Painting the Truth
A Written Interview with Mary Corse
By Carol Yinghua Lu
On the occasion of American artist Mary Corse’s first major survey exhibition in Shanghai, I conducted an interview with her through email. While previously I had not much experience of her practice other than occasional viewing of one or two of her paintings in group exhibitions, this show presented an opportunity to have an overview of such a leading figure in the art history of American abstraction within the context of postmodernism. The questions I sent her were my way of trying to understand her relevance in the lineage of American art since the 1960s. In the meantime, I could not help but constantly referring to my understanding of abstraction in the historical process of art in China of the same period. Since the 1930s, the Chinese art world increasingly canonized realism and abstraction into two realms of practice.
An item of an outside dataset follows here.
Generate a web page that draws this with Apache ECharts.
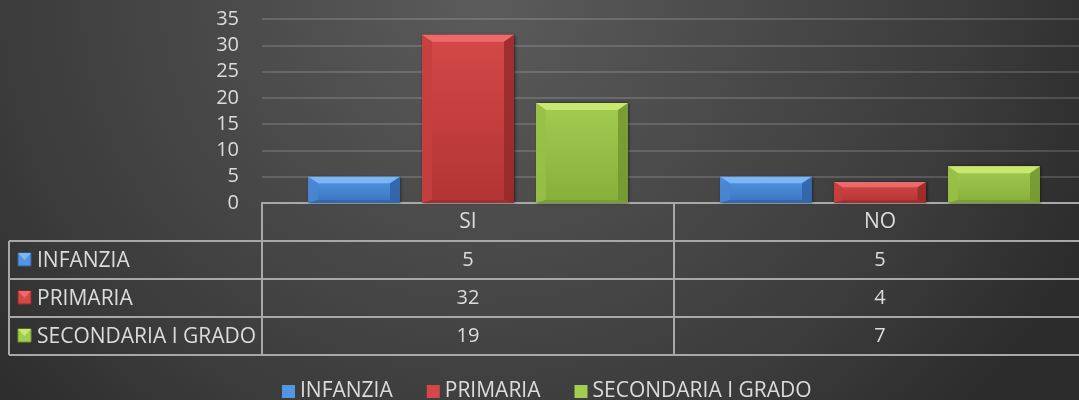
<!DOCTYPE html>
<html>
<head>
<meta charset="utf-8">
<script src="https://cdn.jsdelivr.net/npm/echarts@6/dist/echarts.min.js"></script>
<style>
html, body { margin: 0; padding: 0; background: #2c2c2c; }
#chart {
    width: 1079px; height: 400px;
    background: radial-gradient(650px 605px at 485px 0px, #5b5b5b 0%, #3b3b3b 75%, #2c2c2c 100%);
}
</style>
</head>
<body>
<div id="chart"></div>
<script>
    const categories = ['SI', 'NO'];
    const seriesNames = ['INFANZIA', 'PRIMARIA', 'SECONDARIA I GRADO'];
    const infanzia = [5, 5];
    const primaria = [32, 4];
    const secondaria = [19, 7];
    const yMin = 0, yMax = 35, yStep = 5;

    const seriesValues = [infanzia, primaria, secondaria];
    /*face / bevel colours per series*/
    const palette = [
        {main: '#5495e2', low: '#3b74c0', top: '#7bb6f5', left: '#4a86d0', right: '#2f63a4', bottom: '#3468ae'},
        {main: '#d54848', low: '#b23434', top: '#ec6a6a', left: '#c63f3f', right: '#962a2a', bottom: '#a22f2f'},
        {main: '#a3cc52', low: '#88ae3b', top: '#c8e870', left: '#98c047', right: '#739630', bottom: '#7c9f33'}
    ];

    const font = '"Open Sans", "Noto Sans", sans-serif';
    const textColor = '#dcdcdc';
    const lineColor = '#a8a8a8';
    const gridLeft = 262, gridTop = 19, axisY = 203, rowH = 38, tableLeft = 9;
    const plotWidth = 824;

    const chart = echarts.init(document.getElementById('chart'), null, {renderer: 'canvas'});

    function bevelBar(idx) {
        const c = palette[idx];
        return function (params, api) {
            const base = api.coord([api.value(0), 0]);
            const top = api.coord([api.value(0), api.value(1)]);
            const band = api.size([1, 0])[0];
            const w = band * 0.2233;
            const cx = base[0] + (idx - 1) * band * 0.2767;
            const x0 = cx - w / 2, x1 = cx + w / 2;
            const y0 = top[1], y1 = base[1];
            const h = y1 - y0;
            const s = Math.min(10, h / 2.5);   /*side bevel*/
            const t = Math.min(7, h / 4);      /*top bevel*/
            const d = Math.min(3, h / 8);      /*bottom bevel*/
            return {
                type: 'group',
                children: [
                    {type: 'rect', shape: {x: x0, y: y0, width: w, height: h},
                        style: {fill: {type: 'linear', x: 0, y: 0, x2: 0, y2: 1,
                            colorStops: [{offset: 0, color: c.main}, {offset: 1, color: c.low}]},
                            shadowBlur: 3, shadowColor: 'rgba(0,0,0,0.6)', shadowOffsetX: 1}},
                    {type: 'polygon', shape: {points: [[x0, y0], [x1, y0], [x1 - s, y0 + t], [x0 + s, y0 + t]]},
                        style: {fill: c.top}},
                    {type: 'polygon', shape: {points: [[x0, y0], [x0 + s, y0 + t], [x0 + s, y1 - d], [x0, y1]]},
                        style: {fill: c.left, opacity: 0.85}},
                    {type: 'polygon', shape: {points: [[x1, y0], [x1 - s, y0 + t], [x1 - s, y1 - d], [x1, y1]]},
                        style: {fill: c.right, opacity: 0.85}},
                    {type: 'polygon', shape: {points: [[x0, y1], [x0 + s, y1 - d], [x1 - s, y1 - d], [x1, y1]]},
                        style: {fill: c.bottom}}
                ]
            };
        };
    }

    /*x axes: the category row plus one row per series for the data table*/
    const xAxes = [{
        type: 'category', data: categories, position: 'bottom', offset: 0
    }];
    seriesValues.forEach(function (vals, i) {
        xAxes.push({type: 'category', data: vals.map(String), position: 'bottom', offset: rowH * (i + 1)});
    });
    xAxes.forEach(function (ax, i) {
        ax.axisLine = {show: true, lineStyle: {color: lineColor, width: 2}};
        ax.axisTick = {show: true, length: rowH, lineStyle: {color: lineColor, width: 2}};
        ax.axisLabel = {color: textColor, fontFamily: font, fontSize: i === 0 ? 21 : 20,
            verticalAlign: 'middle', margin: rowH / 2};
        ax.splitLine = {show: false};
    });
    xAxes.push({
        type: 'category', data: categories, position: 'bottom', offset: rowH * 4,
        axisLine: {show: true, lineStyle: {color: lineColor, width: 2}},
        axisTick: {show: false}, axisLabel: {show: false}
    });

    /*left side of the table: row names with their markers*/
    const graphics = [
        {type: 'line', shape: {x1: tableLeft, y1: axisY + rowH, x2: tableLeft, y2: axisY + rowH * 4},
            style: {stroke: lineColor, lineWidth: 2}}
    ];
    for (let r = 1; r <= 4; r++) {
        graphics.push({type: 'line', shape: {x1: tableLeft, y1: axisY + rowH * r, x2: gridLeft, y2: axisY + rowH * r},
            style: {stroke: lineColor, lineWidth: 2}});
    }
    seriesNames.forEach(function (name, i) {
        const cy = axisY + rowH * (i + 1) + rowH / 2;
        graphics.push({type: 'rect', shape: {x: 18, y: cy - 7, width: 13, height: 13},
            style: {fill: palette[i].main, stroke: palette[i].right, lineWidth: 1}});
        graphics.push({type: 'polygon', shape: {points: [[18, cy - 7], [31, cy - 7], [24.5, cy]]},
            style: {fill: palette[i].top}});
        graphics.push({type: 'text', x: 37, y: cy + 1,
            style: {text: name, fill: textColor, font: '21px ' + font, verticalAlign: 'middle'}});
    });

    chart.setOption({
        animation: false,
        backgroundColor: 'transparent',
        grid: {left: gridLeft, width: plotWidth, top: gridTop, bottom: 400 - axisY,
            outerBoundsMode: 'none', containLabel: false},
        legend: {
            data: seriesNames,
            left: 277, top: 376,
            itemGap: 34, itemWidth: 13, itemHeight: 13,
            icon: 'rect',
            textStyle: {color: textColor, fontFamily: font, fontSize: 21}
        },
        xAxis: xAxes,
        yAxis: {
            type: 'value', min: yMin, max: yMax, interval: yStep,
            axisLine: {show: false}, axisTick: {show: false},
            axisLabel: {color: textColor, fontFamily: font, fontSize: 20, margin: 23},
            splitLine: {lineStyle: {color: 'rgba(255,255,255,0.15)', width: 2}}
        },
        graphic: graphics,
        series: seriesNames.map(function (name, i) {
            return {
                name: name,
                type: 'custom',
                xAxisIndex: 0,
                itemStyle: {color: palette[i].main},
                encode: {x: 0, y: 1},
                renderItem: bevelBar(i),
                data: seriesValues[i].map(function (v, k) { return [k, v]; })
            };
        })
    });
</script>
</body>
</html>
In the revolutionary years that followed, politicization of artistic practices and discourses intensified and ossified the differences and tension between these two artistic forms. They were arbitrarily assigned with a certain status of political class. Since 1976, while artistic practices became gradually independent from political discourses, people continued to carry the same impression. Driven by the desire to liberate art from ideology, they even designated abstract art as a form of practice that embodied free spirits and art for art’s sake. Such projections continue to hinder artistic practices and interpretations of them.I was particularly struck by her response to my question about the antagonistic tension between realism and abstraction, commonly perceived among many Chinese artists. To her, it’s a matter of fact that realism includes abstraction. This makes me better grasp the realistic nature of her works and the intense intimacy between her practice and the reality we are in. In her paintings, the reality, including our perceptions, experiences and blindness of it, is constantly evoked and always present. Or in another word, realism and abstraction, objectivity and subjectivity are not binary categories in her world. Rather, they are essentially one another.